Capital expenditures of $2.9 million during the first six months of 2007 were primarily to fund replacement and stay-in-business additions to plant and equipment.
The Partnership’s principal funding needs are to support its working capital and capital expenditures. The Partnership intends to fund its needs primarily from cash provided by operating activities and, to the extent required, from funds borrowed under the Partnership’s $50.0 million revolving bank credit facility.
In the first quarter of 2007, the Partnership amended the $50.0 million revolving credit facility to extend the expiration date to January 31, 2012. Under the credit facility, the Partnership may borrow an amount generally based on eligible cash balances, 85% of eligible accounts receivable and 60% of eligible finished goods inventory, less outstanding letters of credit. The Partnership’s borrowings under the credit facility are secured by substantially all of its working capital. At June 30, 2007, the Partnership had borrowing availability of $50.0 million and had no outstanding borrowings or letters of credit under the facility. Management expects the facility to be adequate to meet the Partnership’s operating cash needs.

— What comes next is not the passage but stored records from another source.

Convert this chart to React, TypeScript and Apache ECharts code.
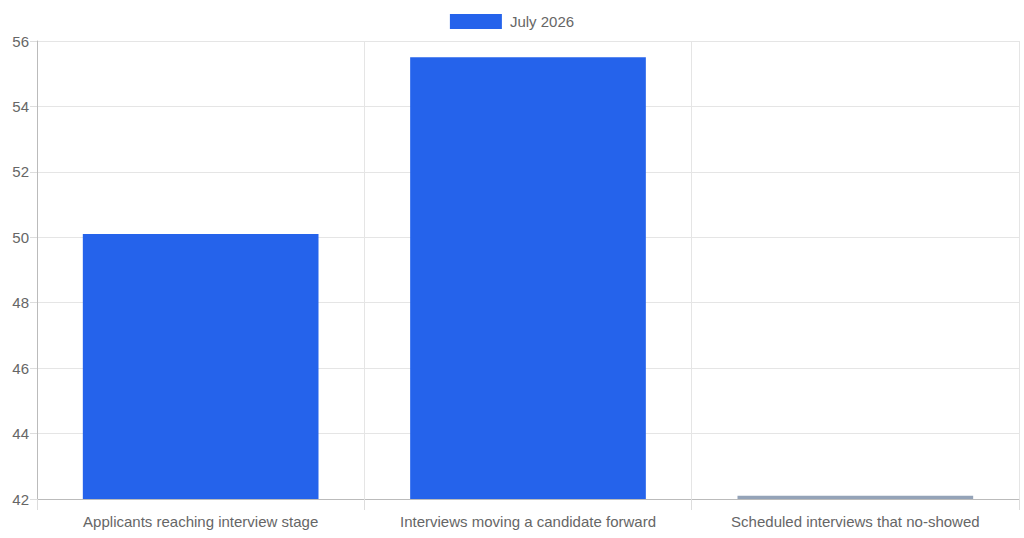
import { useEffect, useRef } from "react";
import * as echarts from "echarts";

const categories = [
  "Applicants reaching interview stage",
  "Interviews moving a candidate forward",
  "Scheduled interviews that no-showed",
];
const values = [50.1, 55.5, 42.1];
const barColors = ["#2563eb", "#2563eb", "#94a3b8"];
const seriesName = "July 2026";

export default function App() {
  const chartRef = useRef(null);

  useEffect(() => {
    document.body.style.margin = "0";
    const chart = echarts.init(chartRef.current, null, { renderer: "svg" });

    const options = {
      animation: false,
      textStyle: { fontFamily: "Liberation Sans, Arial, sans-serif" },
      legend: {
        top: 9,
        left: "center",
        itemWidth: 52,
        itemHeight: 15,
        icon: "rect",
        textStyle: { color: "#666", fontSize: 15, padding: [0, 0, 0, 3] },
        data: [{ name: seriesName, itemStyle: { color: "#2563eb" } }],
      },
      grid: { left: 37, right: 5, top: 41, bottom: 39 },
      xAxis: {
        type: "category",
        data: categories,
        axisLine: { lineStyle: { color: "#bbb" } },
        axisTick: { show: true, interval: 0, length: 11, lineStyle: { color: "#ddd" } },
        axisLabel: { color: "#666", fontSize: 15, margin: 15, interval: 0 },
        splitLine: { show: true, interval: 0, lineStyle: { color: "#e5e5e5" } },
      },
      yAxis: {
        type: "value",
        min: 42,
        max: 56,
        interval: 2,
        axisLine: { show: true, lineStyle: { color: "#bbb" } },
        axisTick: { show: true, length: 7, lineStyle: { color: "#ddd" } },
        axisLabel: { color: "#666", fontSize: 15, margin: 8 },
        splitLine: { lineStyle: { color: "#e5e5e5" } },
      },
      series: [
        {
          name: seriesName,
          type: "bar",
          barWidth: "72%",
          data: values.map((v, i) => ({
            value: v,
            itemStyle: { color: barColors[i] },
          })),
        },
      ],
    };

    chart.setOption(options);

    return () => {
      chart.dispose();
    };
  }, []);

  return <div ref={chartRef} style={{ width: "1024px", height: "538px" }} />;
}
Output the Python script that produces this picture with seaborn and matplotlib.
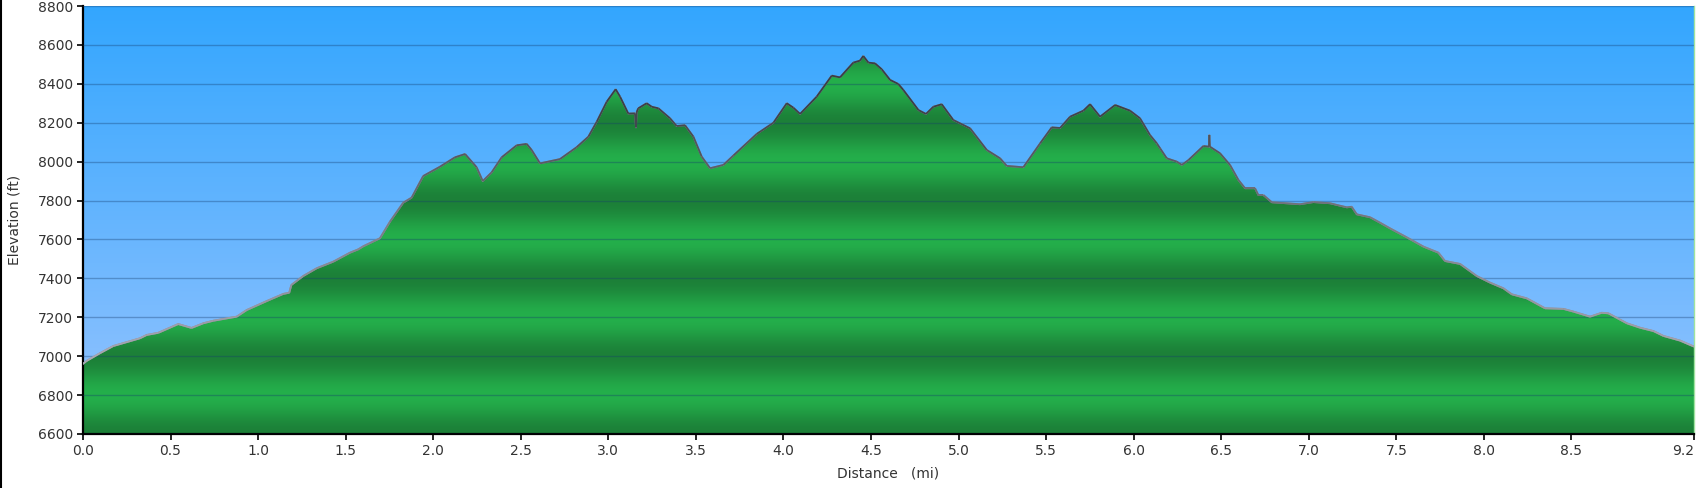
import numpy as np
import matplotlib
matplotlib.use("Agg")
import matplotlib.pyplot as plt
import seaborn as sns
from matplotlib.collections import LineCollection
from matplotlib.lines import Line2D

sns.set_theme(style='ticks')
plt.rcParams['font.family'] = ['DejaVu Sans']

# elevation profile
distance_mi = [
    0.000, 0.020, 0.097, 0.173, 0.326, 0.364, 0.430, 0.544, 0.620, 0.687,
    0.744, 0.878, 0.935, 1.049, 1.144, 1.178, 1.190, 1.258, 1.335, 1.430,
    1.525, 1.572, 1.601, 1.696, 1.753, 1.829, 1.877, 1.943, 2.039, 2.124,
    2.182, 2.248, 2.283, 2.334, 2.391, 2.477, 2.534, 2.562, 2.610, 2.724,
    2.819, 2.886, 2.934, 2.991, 3.042, 3.067, 3.114, 3.152, 3.158, 3.162,
    3.171, 3.219, 3.248, 3.286, 3.352, 3.390, 3.438, 3.486, 3.533, 3.581,
    3.657, 3.714, 3.847, 3.943, 4.019, 4.057, 4.095, 4.190, 4.276, 4.323,
    4.399, 4.437, 4.456, 4.485, 4.523, 4.561, 4.609, 4.656, 4.685, 4.771,
    4.814, 4.856, 4.904, 4.970, 5.066, 5.161, 5.237, 5.275, 5.370, 5.466,
    5.532, 5.580, 5.637, 5.713, 5.751, 5.808, 5.894, 5.979, 6.036, 6.093,
    6.132, 6.151, 6.189, 6.246, 6.275, 6.313, 6.398, 6.430, 6.432, 6.435,
    6.493, 6.550, 6.598, 6.636, 6.693, 6.712, 6.741, 6.789, 6.950, 7.026,
    7.121, 7.217, 7.245, 7.274, 7.350, 7.407, 7.464, 7.559, 7.655, 7.740,
    7.778, 7.864, 7.959, 8.035, 8.111, 8.159, 8.245, 8.349, 8.454, 8.511,
    8.606, 8.673, 8.711, 8.816, 8.892, 8.968, 9.025, 9.120, 9.200,
]
elevation_ft = [
    6960, 6975, 7015, 7052, 7092, 7109, 7120, 7165, 7145, 7169,
    7182, 7203, 7237, 7283, 7320, 7326, 7366, 7412, 7452, 7486,
    7532, 7549, 7565, 7606, 7691, 7789, 7815, 7926, 7974, 8022,
    8039, 7971, 7900, 7945, 8022, 8084, 8091, 8060, 7991, 8013,
    8074, 8128, 8205, 8308, 8372, 8334, 8247, 8248, 8176, 8255,
    8274, 8300, 8282, 8274, 8223, 8183, 8187, 8128, 8026, 7966,
    7983, 8031, 8142, 8200, 8300, 8277, 8245, 8334, 8442, 8433,
    8509, 8519, 8543, 8509, 8505, 8475, 8420, 8399, 8368, 8265,
    8245, 8282, 8295, 8214, 8171, 8060, 8017, 7978, 7971, 8094,
    8176, 8173, 8231, 8262, 8295, 8231, 8291, 8262, 8223, 8137,
    8094, 8068, 8017, 8000, 7983, 8008, 8080, 8077, 8137, 8077,
    8043, 7983, 7906, 7863, 7863, 7828, 7828, 7791, 7781, 7792,
    7786, 7765, 7768, 7729, 7714, 7686, 7657, 7611, 7563, 7532,
    7489, 7474, 7412, 7378, 7349, 7318, 7297, 7246, 7243, 7229,
    7203, 7223, 7220, 7169, 7146, 7129, 7104, 7080, 7049,
]

x_ticks = [0.0, 0.5, 1.0, 1.5, 2.0, 2.5, 3.0, 3.5, 4.0, 4.5,
           5.0, 5.5, 6.0, 6.5, 7.0, 7.5, 8.0, 8.5, 9.2]
y_ticks = [6600, 6800, 7000, 7200, 7400, 7600, 7800, 8000, 8200, 8400, 8600, 8800]

x_max = 9.2
y_min, y_max = 6600, 8800

fig = plt.figure(figsize=(17, 4.88), dpi=100)
ax = fig.add_axes([0.0488, 0.1107, 0.9477, 0.877])

# sky gradient
sky = sns.blend_palette(['#97c4ff', '#33a6fe'], n_colors=256)
sky_img = np.array(sky)[:, None, :]
ax.imshow(sky_img, extent=[0, x_max, y_min, y_max], origin='lower',
          aspect='auto', zorder=0, interpolation='bicubic')

# banded green fill under the profile
levels = np.linspace(y_min, y_max, 1100)
t = 0.5 + 0.5 * np.cos(2 * np.pi * (levels - y_min) / 400.0)
light = np.array(matplotlib.colors.to_rgb('#24af4b'))
dark = np.array(matplotlib.colors.to_rgb('#1c8038'))
green_img = (light[None, :] * (1 - t[:, None]) + dark[None, :] * t[:, None])[:, None, :]
fill = ax.fill_between(distance_mi, elevation_ft, y_min, facecolor='none',
                       edgecolor='none', zorder=1)
im = ax.imshow(green_img, extent=[0, x_max, y_min, y_max], origin='lower',
               aspect='auto', zorder=1, interpolation='bilinear')
im.set_clip_path(fill.get_paths()[0], transform=ax.transData)

# outline, darker on the high ground
sns.lineplot(x=distance_mi, y=elevation_ft, ax=ax, color='#8a8c96', lw=1.3,
             sort=False, zorder=3)
pts = np.column_stack([distance_mi, elevation_ft])
segs = np.stack([pts[:-1], pts[1:]], axis=1)
line_cmap = sns.blend_palette(['#a8a8b2', '#7c7f8a', '#3a3f48'], as_cmap=True)
mid = (np.array(elevation_ft[:-1]) + np.array(elevation_ft[1:])) / 2
lc = LineCollection(segs, cmap=line_cmap, norm=plt.Normalize(7000, 8300),
                    linewidths=1.3, zorder=3.1)
lc.set_array(mid)
ax.add_collection(lc)

ax.set_xlim(0, x_max)
ax.set_ylim(y_min, y_max)
ax.set_xticks(x_ticks)
ax.set_xticklabels([f'{v:.1f}' for v in x_ticks])
ax.get_xticklabels()[-1].set_horizontalalignment('right')
ax.set_yticks(y_ticks)
ax.set_yticklabels([str(v) for v in y_ticks])

ax.set_axisbelow(False)
ax.yaxis.grid(True, color='#143c6e', alpha=0.35, lw=1.0)
ax.xaxis.grid(False)

ax.tick_params(direction='out', length=4, width=1.2, color='black',
               labelcolor='#333333', labelsize=10, pad=3)
for side in ['left', 'bottom']:
    ax.spines[side].set_color('black')
    ax.spines[side].set_linewidth(1.6)
ax.spines['top'].set_visible(False)
ax.spines['right'].set_color('#9fe39f')
ax.spines['right'].set_linewidth(1.0)

ax.set_xlabel('Distance   (mi)', fontsize=10, color='#333333')
ax.set_ylabel('Elevation (ft)', fontsize=10, color='#333333')
ax.xaxis.set_label_coords(0.5, -0.075)
ax.yaxis.set_label_coords(-0.038, 0.5)

fig.add_artist(Line2D([0.0006, 0.0006], [0, 1], color='black', lw=1.5,
                      transform=fig.transFigure))

fig.savefig('out.png', dpi=100, facecolor='white')
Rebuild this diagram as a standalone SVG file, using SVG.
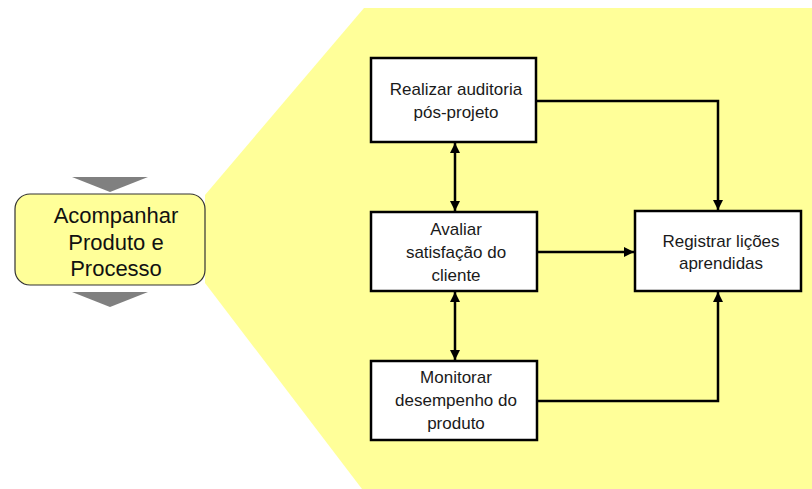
<svg xmlns="http://www.w3.org/2000/svg" width="812" height="489" viewBox="0 0 812 489">
  <style>
    .box { fill: #ffffff; stroke: #000000; stroke-width: 2.5; }
    .lbl { font-family: "Liberation Sans", Arial, sans-serif; font-size: 17px; fill: #1a1a1a; text-anchor: middle; }
    .big { font-family: "Liberation Sans", Arial, sans-serif; font-size: 22px; fill: #111111; text-anchor: middle; }
    .conn { fill: none; stroke: #000000; stroke-width: 2.5; }
  </style>
  <defs>
    <marker id="arrow" viewBox="0 0 10 10" refX="10" refY="5" markerWidth="4" markerHeight="4" orient="auto-start-reverse" markerUnits="strokeWidth">
      <path d="M0,0 L10,5 L0,10 Z" fill="#000000"/>
    </marker>
  </defs>

  <!-- expanded detail panel -->
  <polygon points="364,8 812,8 812,489 362,489 205,283 205,195" fill="#ffff99"/>

  <!-- phase block -->
  <g id="phase">
    <polygon points="72,177 148,177 110,192" fill="#808080"/>
    <rect x="15" y="194" width="190" height="91" rx="15" ry="15" fill="#ffff99" stroke="#333333" stroke-width="1.2"/>
    <text class="big" x="116" y="223">Acompanhar</text>
    <text class="big" x="116" y="250">Produto e</text>
    <text class="big" x="116" y="276">Processo</text>
    <polygon points="72,292 148,292 110,307" fill="#808080"/>
  </g>

  <g id="realizar">
    <rect class="box" x="371" y="58" width="165" height="84"/>
    <text class="lbl" x="456" y="95">Realizar auditoria</text>
    <text class="lbl" x="456" y="118">pós-projeto</text>
  </g>

  <g id="avaliar">
    <rect class="box" x="371" y="212" width="166" height="79"/>
    <text class="lbl" x="456" y="235">Avaliar</text>
    <text class="lbl" x="456" y="258">satisfação do</text>
    <text class="lbl" x="456" y="281">cliente</text>
  </g>

  <g id="monitorar">
    <rect class="box" x="371" y="361" width="166" height="79"/>
    <text class="lbl" x="456" y="383">Monitorar</text>
    <text class="lbl" x="456" y="406">desempenho do</text>
    <text class="lbl" x="456" y="429">produto</text>
  </g>

  <g id="registrar">
    <rect class="box" x="635" y="211" width="166" height="80"/>
    <text class="lbl" x="721" y="247">Registrar lições</text>
    <text class="lbl" x="721" y="269">aprendidas</text>
  </g>

  <g id="connectors">
    <path class="conn" d="M536,101 H718 V210" marker-end="url(#arrow)"/>
    <path class="conn" d="M537,252 H634" marker-end="url(#arrow)"/>
    <path class="conn" d="M537,401 H718 V292" marker-end="url(#arrow)"/>
    <path class="conn" d="M455,143 V211" marker-start="url(#arrow)" marker-end="url(#arrow)"/>
    <path class="conn" d="M455,292 V360" marker-start="url(#arrow)" marker-end="url(#arrow)"/>
  </g>
</svg>
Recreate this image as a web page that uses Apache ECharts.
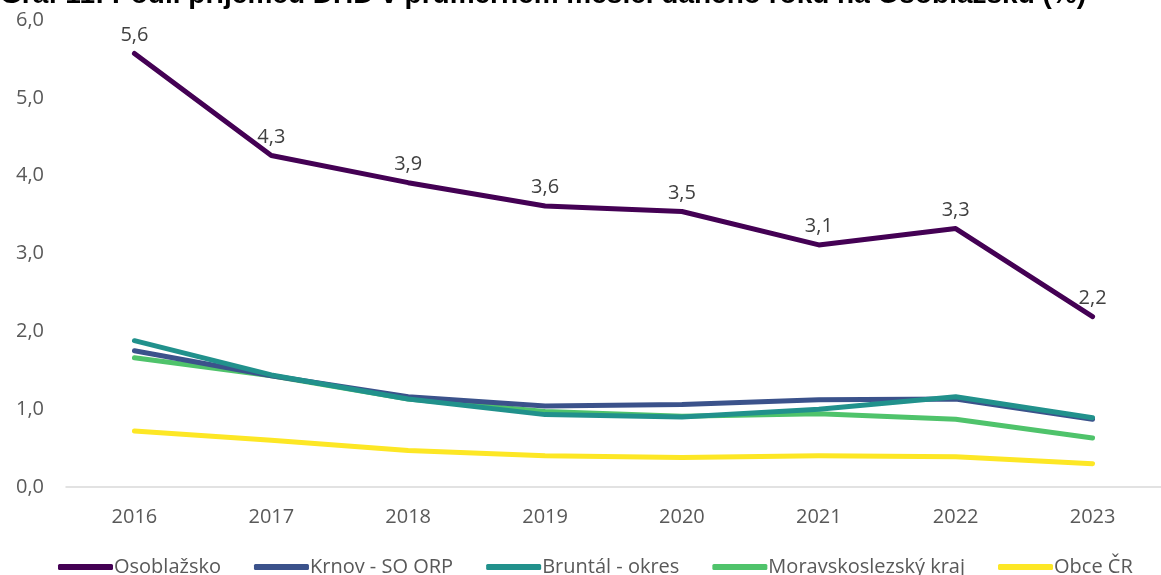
<!DOCTYPE html>
<html><head><meta charset="utf-8">
<script src="https://cdn.jsdelivr.net/npm/echarts@6/dist/echarts.min.js"></script>
<style>html,body{margin:0;padding:0;background:#fff}#c{width:1161px;height:575px}</style>
</head><body><div id="c"></div>
<script>
const titleText = 'Graf 11: Podíl příjemců DHD v průměrném měsíci daného roku na Osoblažsku (%)';
const years = ['2016','2017','2018','2019','2020','2021','2022','2023'];
const osoblazsko = [5.57, 4.26, 3.91, 3.61, 3.54, 3.11, 3.32, 2.19];
const krnov      = [1.75, 1.43, 1.16, 1.04, 1.06, 1.12, 1.13, 0.87];
const bruntal    = [1.88, 1.44, 1.13, 0.93, 0.90, 1.00, 1.16, 0.89];
const msKraj     = [1.66, 1.43, 1.13, 0.97, 0.91, 0.94, 0.87, 0.63];
const obceCR     = [0.72, 0.60, 0.47, 0.40, 0.38, 0.40, 0.39, 0.30];
const names = ['Osoblažsko','Krnov - SO ORP','Bruntál - okres','Moravskoslezský kraj','Obce ČR'];
const colors = ['#440154','#3b528b','#21918c','#4fc36b','#fde725'];

const font = 'Open Sans';
const chart = echarts.init(document.getElementById('c'), null, {renderer:'canvas'});
const seriesData = [osoblazsko, krnov, bruntal, msKraj, obceCR];
const fmt = v => v.toFixed(1).replace('.', ',');
chart.setOption({
  animation:false,
  title:{text:titleText,left:0,top:-19,padding:0,textStyle:{fontFamily:'Liberation Sans',fontWeight:'bold',fontSize:28,color:'#000'}},
  grid:{left:66,right:-2,top:20,bottom:88,containLabel:false},
  legend:{bottom:-2,left:58,itemWidth:55,itemHeight:6,itemGap:33,icon:'roundRect',padding:0,
    textStyle:{fontFamily:font,fontSize:20,color:'#595959',padding:[0,0,0,-4]},
    data:names.map((n,i)=>({name:n,itemStyle:{color:colors[i],opacity:1}}))},
  xAxis:{type:'category',data:years,boundaryGap:true,
    axisLine:{lineStyle:{color:'#d9d9d9',width:1.5}},axisTick:{show:false},
    axisLabel:{fontFamily:font,fontSize:20,color:'#595959',margin:20}},
  yAxis:{type:'value',min:0,max:6,interval:1,
    axisLine:{show:false},axisTick:{show:false},splitLine:{show:false},
    axisLabel:{fontFamily:font,fontSize:20,color:'#595959',margin:22,formatter:v=>fmt(v)}},
  series: seriesData.map((d,i)=>({
    name:names[i],type:'line',data:d,symbol:'circle',symbolSize:1,showSymbol:true,
    lineStyle:{width:5,color:colors[i],cap:'round',join:'round'},
    itemStyle:{color:colors[i],opacity:0},
    z: 10 - i + (i===2?1:0),
    label:{show:i===0,position:'top',distance:8,fontFamily:font,fontSize:20,color:'#404040',opacity:1,formatter:p=>fmt(p.value)}
  }))
});
</script></body></html>
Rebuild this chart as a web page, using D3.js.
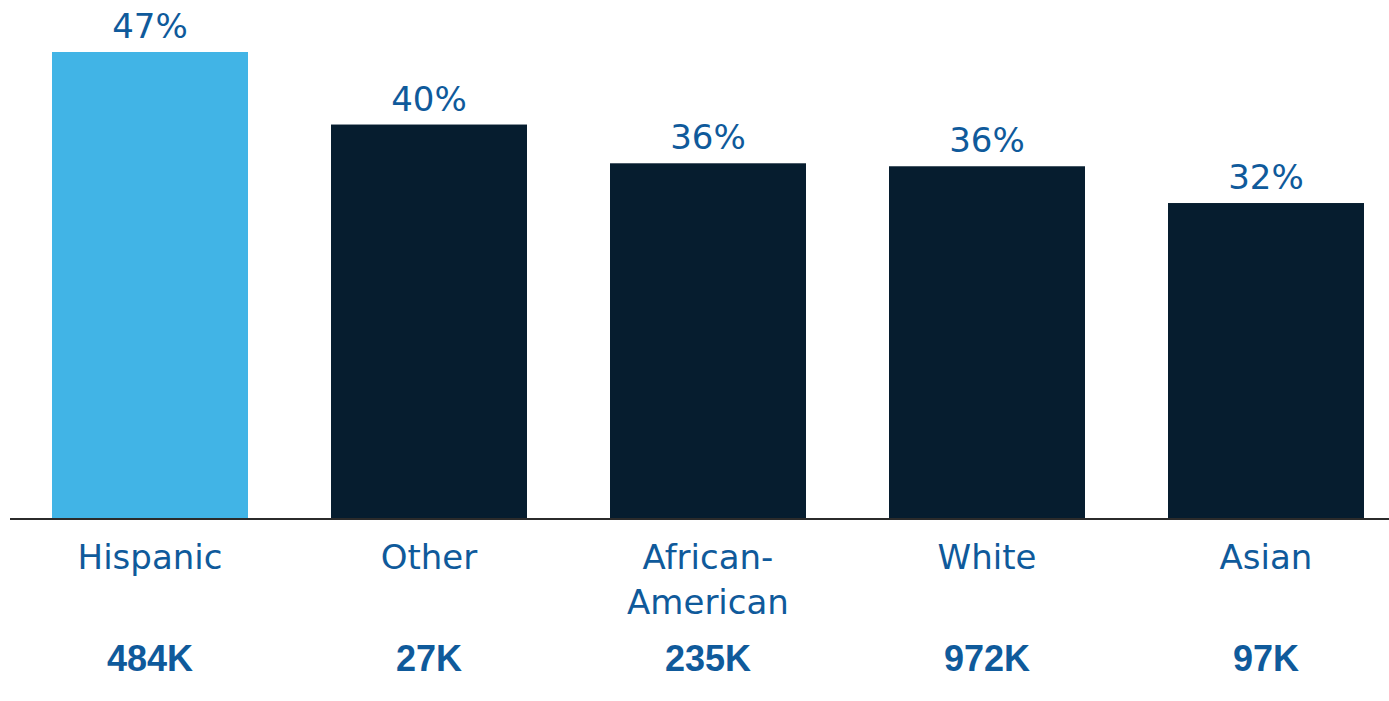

Under the credit facility, the Partnership is subject to the covenants which impose certain limitations on additional debt, capital expenditures, acquisitions, liens, asset sales, investments, prepayments of subordinated indebtedness, changes in lines of business and transactions with affiliates. In addition, if the Partnership’s aggregate borrowing availability falls below $10.0 million, it is required to have generated $25.0 million of operating cash flows or earnings before interest, income taxes, depreciation, amortization and other non-cash items as defined in the credit facility for the preceding four quarters. The Partnership is also required to maintain a minimum aggregate unused borrowing availability of $5.0 million at all times.
The Partnership’s ability to continue to meet the covenants under the credit facility in the future will depend on market conditions, operating cash flows, working capital needs, receipt of customer prepayments and trade credit terms. Failure to meet these covenants, or to obtain a waiver from the lenders, would result in a default by the Partnership such that all outstanding amounts could become immediately due and payable and the Partnership would be unable to borrow additional amounts under the credit facility. Because access to adequate bank facilities may be critical to funding the Partnership’s operating cash needs and purchase of financial derivatives to manage the Partnership’s exposure to natural gas commodity price risk, any default or termination of the revolving bank credit facility could have a material adverse effect on the Partnership.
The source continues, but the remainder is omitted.